Just finished on outdoor garden bench for my married daughter/family. Used boiled linseed oil and 3 coats of spar urethane. This is going to "live outside" in Massachusetts. Would it be advisable to put a paste wax on it after a week of "curing"? If so, what brand would you recommend? Thanks for your time.Spike


----------



## DesertRatTom (Jul 3, 2012)

Man, that is really a beautiful bench. I doubt that wax is really necessary, but it never hurts to have one more layer of protection. I think it is possible that the wax might dull the clear coat a bit unless it is well rubbed out. I'd guess you'll have to work on it every couple of years to keep it looking that nice.


----------



## spike1 (Sep 24, 2015)

Thanks, Tom. I appreciate your comments on the bench and thoughts on using wax.


----------



## Cherryville Chuck (Sep 28, 2010)

Very nice bench Fred. I agree with Tom. I think it was Lee Valley that published a chart a few years back about water repellency of different finishes and if I remember correctly paste wax was fairly low on the list. Most finishes were poor to mediocre with spar varnish scoring near the top and epoxy at the top.


----------



## Shop guy (Nov 22, 2012)

I agree with Tom and Charles. By the way very nice bench.


----------



## TenGees (Sep 12, 2012)

I can't help but I can compliment you on the beautiful bench, Fred.


----------



## fire65 (Oct 29, 2008)

Beautiful job on the bench. I would not add any wax because you will probably want to recoat in a few years and the wax might screw that up. Just a guess, I really have no idea.


----------



## DaninVan (Jan 1, 2012)

*Slippery Slope*



fire65 said:


> Beautiful job on the bench. I would not add any wax because you will probably want to recoat in a few years and the wax might screw that up. Just a guess, I really have no idea.


That makes a _lot_ of sense! Forward planning. 
Having said that, MOHAWK has a rattle can of dewaxer for pretreating projects prior to refinishing.

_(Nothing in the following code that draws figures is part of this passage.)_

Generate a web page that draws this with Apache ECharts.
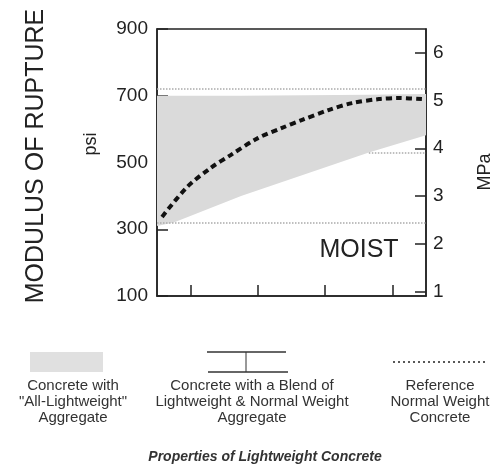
<!DOCTYPE html>
<html>
<head>
<meta charset="utf-8">
<script src="https://cdn.jsdelivr.net/npm/echarts@6/dist/echarts.min.js"></script>
<style>
  html, body { margin: 0; padding: 0; background: #fff; }
  #chart { width: 495px; height: 470px; }
</style>
</head>
<body>
<div id="chart"></div>
<script>
// x positions of the bottom ticks (no labels in the source)
const xTicks = [1, 3, 5, 7]
const psiTicks = [100, 300, 500, 700, 900]
const mpaTicks = [1, 2, 3, 4, 5, 6]

// reference normal weight concrete (dashed curve), psi
const refX = [0.15, 0.9, 1.6, 2.2, 3.0, 3.7, 4.3, 5.1, 5.8, 6.6, 7.2, 7.9]
const refPsi = [337, 427, 484, 523, 573, 603, 627, 657, 678, 690, 693, 690]

// all-lightweight band (shaded)
const bandX = [0, 0.5, 2.5, 6.3, 8]
const bandLow = [310, 320, 400, 530, 582]
const bandHigh = [700, 700, 700, 703, 705]

// blend of lightweight & normal weight: range lines
const blendLimits = [720, 320]
const stubX = [6.3, 8]
const stubPsi = 530

const ink = '#222'
const shade = '#dadada'
const font = 'Liberation Sans, Arial, sans-serif'

const chart = echarts.init(document.getElementById('chart'))

const text = (x, y, str, size, extra = {}) => ({
  type: 'text',
  x,
  y,
  rotation: extra.rotation || 0,
  style: {
    text: str,
    fill: extra.color || ink,
    font: `${extra.italic ? 'italic ' : ''}${extra.weight || 'normal'} ${size}px ${font}`,
    align: 'center',
    textAlign: 'center',
    verticalAlign: extra.va || 'middle',
    textVerticalAlign: extra.va || 'middle',
    lineHeight: extra.lineHeight || size
  }
})

// shaded band drawn as one polygon through the axis scales
const renderBand = (params, api) => {
  if (params.dataIndex !== 0) return null
  const top = bandX.map((x, i) => api.coord([x, bandHigh[i]]))
  const bottom = bandX.map((x, i) => api.coord([x, bandLow[i]])).reverse()
  return {
    type: 'polygon',
    shape: { points: top.concat(bottom) },
    style: { fill: shade }
  }
}

chart.setOption({
  animation: false,
  backgroundColor: '#fff',
  grid: {
    left: 157,
    right: 69,
    top: 29,
    bottom: 174,
    show: true,
    borderColor: ink,
    borderWidth: 1.5
  },
  xAxis: {
    type: 'value',
    min: 0,
    max: 8,
    splitLine: { show: false },
    axisLine: { lineStyle: { color: ink, width: 1.5 } },
    axisTick: { show: true, inside: true, length: 11, customValues: xTicks, lineStyle: { color: ink, width: 1.5 } },
    axisLabel: { show: false }
  },
  yAxis: [
    {
      type: 'value',
      min: 100,
      max: 900,
      interval: 200,
      splitLine: { show: false },
      axisLine: { show: true, lineStyle: { color: ink, width: 1.5 } },
      axisTick: { show: true, inside: true, length: 11, lineStyle: { color: ink, width: 1.5 } },
      axisLabel: { color: ink, fontSize: 19, fontFamily: font, margin: 9, customValues: psiTicks }
    },
    {
      type: 'value',
      position: 'right',
      min: 0.915,
      max: 6.49,
      splitLine: { show: false },
      axisLine: { show: true, lineStyle: { color: ink, width: 1.5 } },
      axisTick: { show: true, inside: true, length: 11, customValues: mpaTicks, lineStyle: { color: ink, width: 1.5 } },
      axisLabel: { color: ink, fontSize: 19, fontFamily: font, margin: 7, customValues: mpaTicks }
    }
  ],
  series: [
    {
      type: 'custom',
      renderItem: renderBand,
      data: bandX.map((x, i) => [x, bandLow[i]]),
      silent: true,
      z: 1,
      markLine: {
        silent: true,
        symbol: 'none',
        label: { show: false },
        lineStyle: { color: '#aaa', width: 1.5, type: 'dotted' },
        data: [
          ...blendLimits.map(v => ({ yAxis: v })),
          [{ coord: [stubX[0], stubPsi] }, { coord: [stubX[1], stubPsi] }]
        ]
      }
    },
    {
      type: 'line',
      data: refX.map((x, i) => [x, refPsi[i]]),
      smooth: 0.3,
      symbol: 'none',
      lineStyle: { color: '#111', width: 4, type: [6, 4] },
      z: 3
    }
  ],
  graphic: [
    text(36, 156, 'MODULUS OF RUPTURE', 25, { rotation: Math.PI / 2 }),
    text(91, 144, 'psi', 18, { rotation: Math.PI / 2 }),
    text(485, 172, 'MPa', 18, { rotation: Math.PI / 2 }),
    text(359, 250, 'MOIST', 25),
    { type: 'rect', shape: { x: 30, y: 352, width: 73, height: 20 }, style: { fill: '#e0e0e0' } },
    { type: 'line', shape: { x1: 207, y1: 352, x2: 286, y2: 352 }, style: { stroke: '#333', lineWidth: 1.5 } },
    { type: 'line', shape: { x1: 208, y1: 372, x2: 288, y2: 372 }, style: { stroke: '#333', lineWidth: 1.5 } },
    { type: 'line', shape: { x1: 246, y1: 352, x2: 246, y2: 372 }, style: { stroke: '#333', lineWidth: 1 } },
    { type: 'line', shape: { x1: 393, y1: 362, x2: 487, y2: 362 }, style: { stroke: '#222', lineWidth: 1.5, lineDash: [2, 3] } },
    text(73, 378, 'Concrete with\n"All-Lightweight"\nAggregate', 15, { va: 'top', lineHeight: 16, color: '#333' }),
    text(252, 378, 'Concrete with a Blend of\nLightweight & Normal Weight\nAggregate', 15, { va: 'top', lineHeight: 16, color: '#333' }),
    text(440, 378, 'Reference\nNormal Weight\nConcrete', 15, { va: 'top', lineHeight: 16, color: '#333' }),
    text(265, 457, 'Properties of Lightweight Concrete', 14, { italic: true, weight: 'bold', color: '#333' })
  ]
})
</script>
</body>
</html>
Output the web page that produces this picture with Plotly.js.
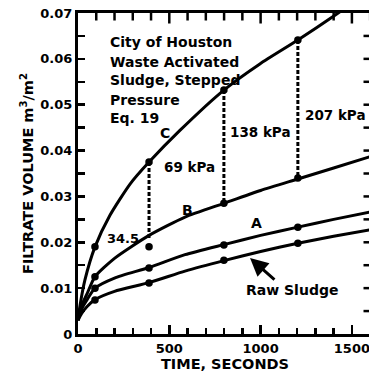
<!DOCTYPE html>
<html>
<head>
<meta charset="utf-8">
<script src="https://cdn.plot.ly/plotly-3.0.1.min.js"></script>
<style>
html,body{margin:0;padding:0;background:#fff;overflow:hidden;width:369px;height:379px;}
#chart{width:372px;height:379px;}
</style>
</head>
<body>
<div id="chart"></div>
<script>
// ---- data ----
const timeC = [0, 11, 38, 93, 175, 285, 389, 558, 799, 996, 1204, 1407, 1460];
const volC  = [0.003, 0.0062, 0.0118, 0.0190, 0.0259, 0.0327, 0.0375, 0.0444, 0.0532, 0.0589, 0.0641, 0.0695, 0.0710];

const timeABR = [0, 20, 50, 93, 200, 389, 586, 799, 1000, 1204, 1400, 1610];
const volB    = [0.003, 0.0062, 0.0088, 0.0125, 0.0165, 0.0215, 0.0255, 0.0285, 0.0313, 0.0338, 0.0362, 0.0388];
const volA    = [0.003, 0.0055, 0.0075, 0.0100, 0.0122, 0.0145, 0.0173, 0.0195, 0.0215, 0.0233, 0.0250, 0.0267];
const volRaw  = [0.003, 0.0045, 0.0060, 0.0075, 0.0093, 0.0112, 0.0137, 0.0160, 0.0180, 0.0198, 0.0213, 0.0228];

const dotTimes = [93, 389, 799, 1204];
const dotC   = [0.0190, 0.0375, 0.0532, 0.0641];
const dotB   = [0.0125, 0.0190, 0.0285, 0.0340];
const dotA   = [0.0100, 0.0144, 0.0194, 0.0233];
const dotRaw = [0.0074, 0.0111, 0.0161, 0.0198];

const stepTimes = [389, 799, 1204];
const stepHigh  = [0.0375, 0.0532, 0.0641];
const stepLow   = [0.0205, 0.0285, 0.0340];

const xRange = [0, 1610];
const yRange = [0, 0.07];
const xMajorStep = 500, xMinorStep = 100;
const yMajorStep = 0.01, yMinorStep = 0.005;

// ---- layout geometry ----
const W = 372, H = 379, M = {l: 78, r: 0, t: 13, b: 45};
const plotW = W - M.l - M.r, plotH = H - M.t - M.b;
const minorLen = 6, majorLen = 9, yLen = 7;

// ---- traces ----
const F = 'DejaVu Sans, sans-serif';
const lineStyle = {color: '#000', width: 3, shape: 'spline', smoothing: 0.6};
const traces = [];
[[timeC, volC], [timeABR, volB], [timeABR, volA], [timeABR, volRaw]].forEach(([x, y]) => {
  traces.push({x: x, y: y, mode: 'lines', line: lineStyle, hoverinfo: 'skip', showlegend: false});
});
stepTimes.forEach((t, i) => {
  traces.push({x: [t, t], y: [stepHigh[i], stepLow[i]], mode: 'lines',
    line: {color: '#000', width: 3, dash: '4px,2px'}, showlegend: false, hoverinfo: 'skip'});
});
[dotC, dotB, dotA, dotRaw].forEach(v => {
  traces.push({x: dotTimes, y: v, mode: 'markers', marker: {color: '#000', size: 7.5}, showlegend: false, hoverinfo: 'skip'});
});

// mirrored tick marks along the top and right frame edges, as layout shapes
const shapes = [];
for (let t = xMinorStep; t < xRange[1]; t += xMinorStep) {
  const len = (Math.round(t) % xMajorStep === 0) ? majorLen : minorLen;
  shapes.push({type: 'line', xref: 'x', yref: 'paper', x0: t, x1: t, y0: 1, y1: 1 - (1.5 + len) / plotH,
    line: {color: '#000', width: 2.5}, layer: 'above'});
}
for (let k = 1; k * yMinorStep < yRange[1] - 1e-9; k++) {
  const v = +(k * yMinorStep).toFixed(4);
  shapes.push({type: 'line', xref: 'paper', yref: 'y', x0: 1, x1: 1 - (1.5 + yLen) / plotW, y0: v, y1: v,
    line: {color: '#000', width: 2.5}, layer: 'above'});
}

const bold = (size) => ({family: F, size: size, color: '#000', weight: 'bold'});
const ann = (text, x, y, opts) => Object.assign({text: text, x: x, y: y, xref: 'x', yref: 'y', showarrow: false,
  font: bold(14)}, opts || {});

const annotations = [
  ann('City of Houston', 164, 0.06368, {xanchor: 'left'}),
  ann('Waste Activated', 164, 0.05931, {xanchor: 'left'}),
  ann('Sludge, Stepped', 164, 0.05539, {xanchor: 'left'}),
  ann('Pressure', 164, 0.05103, {xanchor: 'left'}),
  ann('Eq. 19', 164, 0.04710, {xanchor: 'left'}),
  ann('C', 476, 0.04383),
  ann('69 kPa', 460, 0.03642, {xanchor: 'left', font: bold(13.5)}),
  ann('138 kPa', 821, 0.04405, {xanchor: 'left', font: bold(13.5)}),
  ann('207 kPa', 1232, 0.04776, {xanchor: 'left', font: bold(13.5)}),
  ann('34.5', 246, 0.02093, {font: bold(13)}),
  ann('B', 597, 0.02704),
  ann('A', 980, 0.0242),
  ann('Raw Sludge', 1172, 0.0096),
  {text: '', x: 942, y: 0.01657, ax: 1084, ay: 0.01156, xref: 'x', yref: 'y', axref: 'x', ayref: 'y',
   showarrow: true, arrowhead: 2, arrowsize: 1.2, arrowwidth: 3, arrowcolor: '#000'}
];

const layout = {
  width: W, height: H,
  margin: M,
  paper_bgcolor: '#fff', plot_bgcolor: '#fff',
  showlegend: false,
  font: {family: F, color: '#000'},
  xaxis: {
    range: xRange, tick0: 0, dtick: xMajorStep,
    ticks: 'inside', ticklen: majorLen, tickwidth: 2.5, tickcolor: '#000',
    minor: {dtick: xMinorStep, ticks: 'inside', ticklen: minorLen, tickwidth: 2.5, tickcolor: '#000', showgrid: false},
    showline: true, linewidth: 3, linecolor: '#000', mirror: true,
    showgrid: false, zeroline: false,
    tickfont: bold(13),
    title: {text: 'TIME, SECONDS', font: bold(14.5), standoff: 3}
  },
  yaxis: {
    range: yRange, tick0: 0, dtick: yMajorStep,
    ticks: 'inside', ticklen: yLen, tickwidth: 2.5, tickcolor: '#000',
    minor: {dtick: yMinorStep, ticks: 'inside', ticklen: yLen, tickwidth: 2.5, tickcolor: '#000', showgrid: false},
    showline: true, linewidth: 3, linecolor: '#000', mirror: true,
    showgrid: false, zeroline: false,
    tickfont: bold(13),
    title: {text: 'FILTRATE VOLUME m<sup>3</sup>/m<sup>2</sup>', font: bold(14.5), standoff: 4}
  },
  shapes: shapes,
  annotations: annotations
};

Plotly.newPlot('chart', traces, layout, {staticPlot: true, displayModeBar: false});
</script>
</body>
</html>
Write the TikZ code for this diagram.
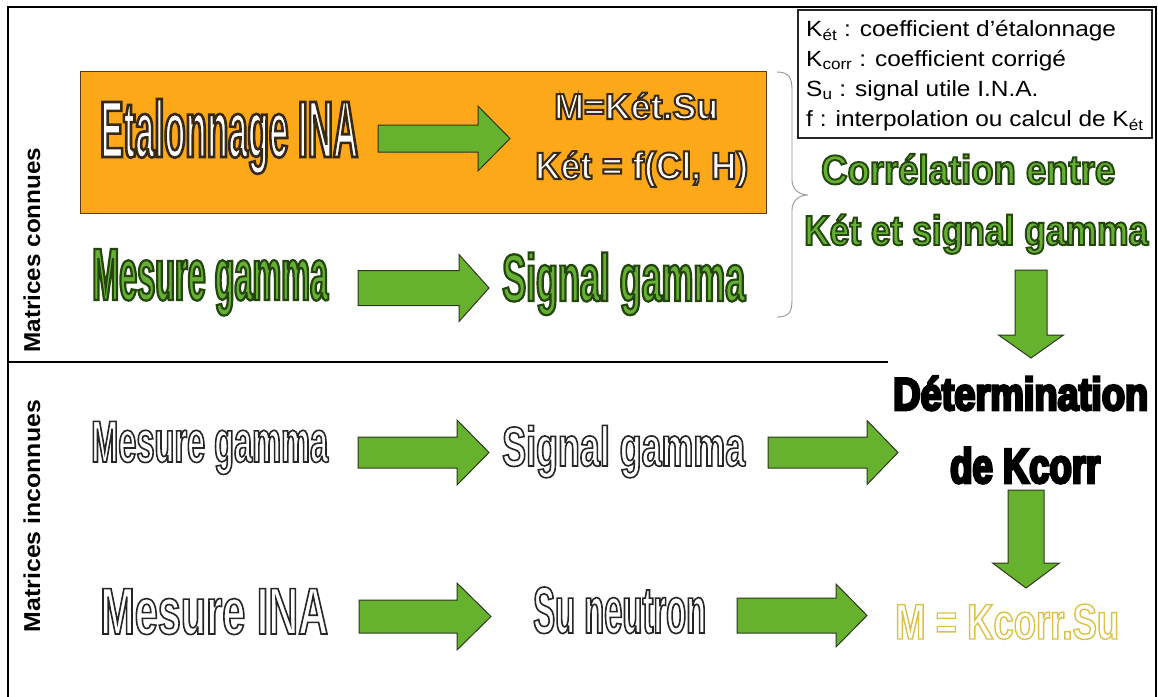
\documentclass[tikz,border=0pt]{standalone}
\usepackage{fontspec}
\setmainfont{Liberation Sans}
\usepackage{graphicx}
\definecolor{orangebox}{RGB}{252,168,24}
\definecolor{orangeedge}{RGB}{90,60,20}
\definecolor{arrowgreen}{RGB}{102,178,46}
\definecolor{arrowedge}{RGB}{45,55,30}
\definecolor{bracegray}{RGB}{150,150,150}
\newsavebox\fitbox
\newcommand\fitw[3]{\sbox\fitbox{\fontsize{#2}{#2}\selectfont #3}\pgfmathsetmacro\fitsx{#1/\the\wd\fitbox}\scalebox{\fitsx}[1]{\usebox\fitbox}}
% #1 fill rgb, #2 stroke rgb, #3 stroke width (px), #4 target width, #5 font size, #6 text
\newcommand\otext[6]{{\sbox\fitbox{\fontsize{#5}{#5}\selectfont\bfseries #6}%
  \pgfmathsetmacro\fitsx{#4/\the\wd\fitbox}%
  \pgfmathsetmacro\fitbw{#3*100/#5}%
  \edef\dofont{\noexpand\fontspec{Liberation Sans Bold}[FakeStretch=\fitsx,FakeBold=\fitbw]}%
  \dofont\fontsize{#5}{#5}\selectfont\special{pdf:bcolor [#1] [#2]}#6\special{pdf:ecolor}}}
\newcommand\rarrow[6]{\draw[garrow] (#1,#4-#5) -- (#2,#4-#5) -- (#2,#4-#6) -- (#3,#4) -- (#2,#4+#6) -- (#2,#4+#5) -- (#1,#4+#5) -- cycle;}
\newcommand\darrow[6]{\draw[garrow] (#1-#5,#2) -- (#1+#5,#2) -- (#1+#5,#3) -- (#1+#6,#3) -- (#1,#4) -- (#1-#6,#3) -- (#1-#5,#3) -- cycle;}
\newcommand\legline[1]{\scalebox{1.11}[1]{\fontsize{22}{26}\selectfont #1}}
\tikzset{
  txt/.style={inner sep=0pt, anchor=base west},
  garrow/.style={fill=arrowgreen, draw=arrowedge, line width=1pt, line join=miter},
  frameline/.style={line width=2.5pt, draw=black},
}
\begin{document}
\begin{tikzpicture}[x=1pt,y=-1pt]
\useasboundingbox (0,0) rectangle (1158,696);
\fill[white] (0,0) rectangle (1158,696);
% frame
\draw[frameline] (8,697) -- (8,7) -- (1156,7) -- (1156,697);
\draw[line width=1.2pt] (8,362) -- (888,362);
% left labels
\node[rotate=90, inner sep=0pt] (conn) at (32,250) {\fitw{205}{23}{\bfseries Matrices connues}};
\node[rotate=90, inner sep=0pt] (inconn) at (32,516) {\fitw{232}{23}{\bfseries Matrices inconnues}};
% orange box
\draw[fill=orangebox, draw=orangeedge, line width=1pt] (80,71) rectangle (766,213);
\node[txt] (etal) at (100,157) {\otext{1 1 1}{0.22 0.16 0.08}{2.6}{258}{80}{Etalonnage INA}};
\rarrow{378}{478}{510}{138.5}{13.5}{32.5}
\node[txt] (mket) at (554,119) {\otext{1 1 1}{0.22 0.16 0.08}{2}{164}{36}{M=Két.Su}};
\node[txt] (fcl) at (535,179) {\otext{1 1 1}{0.22 0.16 0.08}{2}{213}{38}{Két = f(Cl, H)}};
% row 2
\node[txt] (mg1) at (92,300) {\otext{0.40 0.69 0.20}{0.14 0.27 0.05}{2.2}{236}{74}{Mesure gamma}};
\rarrow{358}{459}{489}{288}{17.5}{33.5}
\node[txt] (sg1) at (502,301) {\otext{0.40 0.69 0.20}{0.14 0.27 0.05}{2.2}{243}{67}{Signal gamma}};
% brace
\draw[bracegray, line width=0.9pt] (777,72) .. controls (789,72) and (792,78) .. (792,90) -- (792,180) .. controls (792,190) and (800,195) .. (808,195) .. controls (800,195) and (792,200) .. (792,210) -- (792,300) .. controls (792,312) and (789,317) .. (777,317);
% legend
\draw[line width=1.2pt, draw=black!85] (798,10) rectangle (1152,138);
\node[txt] (l1) at (806,36) {\legline{K\textsubscript{ét} : coefficient d’étalonnage}};
\node[txt] (l2) at (806,66) {\legline{K\textsubscript{corr} : coefficient corrigé}};
\node[txt] (l3) at (806,96) {\legline{S\textsubscript{u} : signal utile I.N.A.}};
\node[txt] (l4) at (806,126) {\legline{f : interpolation ou calcul de K\textsubscript{ét}}};
% right column
\node[txt] (corr) at (821,184) {\otext{0.40 0.69 0.20}{0.14 0.27 0.05}{1.9}{294}{41}{Corrélation entre}};
\node[txt] (ketsg) at (804,245) {\otext{0.40 0.69 0.20}{0.14 0.27 0.05}{1.9}{344}{42}{Két et signal gamma}};
\darrow{1031}{270}{335}{358}{16}{32.5}
\node[txt] (det) at (893,410) {\otext{0 0 0}{0 0 0}{2.6}{255}{46}{Détermination}};
\node[txt] (dek) at (950,483) {\otext{0 0 0}{0 0 0}{2.6}{150}{49}{de Kcorr}};
% row 3
\node[txt] (mg2) at (91,462) {\otext{1 1 1}{0.15 0.15 0.15}{1.6}{237}{59}{Mesure gamma}};
\rarrow{358}{457}{489}{452.5}{15.5}{32.5}
\node[txt] (sg2) at (502,466) {\otext{1 1 1}{0.15 0.15 0.15}{1.6}{243}{56}{Signal gamma}};
\rarrow{768}{867}{898}{452.5}{15.5}{32}
% row 4
\node[txt] (mina) at (100,634) {\otext{1 1 1}{0.15 0.15 0.15}{1.6}{228}{66}{Mesure INA}};
\rarrow{359}{457}{491}{616.5}{16.5}{33.5}
\node[txt] (sun) at (533,633) {\otext{1 1 1}{0.15 0.15 0.15}{1.6}{173}{66}{Su neutron}};
\rarrow{737}{836}{867}{615.5}{17.5}{31.5}
\darrow{1026}{490}{563}{588}{18}{33.5}
\node[txt] (mk) at (895,639) {\otext{1 1 1}{0.86 0.76 0.28}{1.4}{224}{50}{M = Kcorr.Su}};
\end{tikzpicture}
\end{document}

Wax Wash™ Remover Aerosol - Mohawk Finishing


----------



## old55 (Aug 11, 2013)

That is indeed a very nice bench Fred.


----------



## fire65 (Oct 29, 2008)

On another note. Show pics of the build.


----------



## spike1 (Sep 24, 2015)

Great idea. I've never stopped a project mid-build to photograph it. I'll do it. Thank you.


----------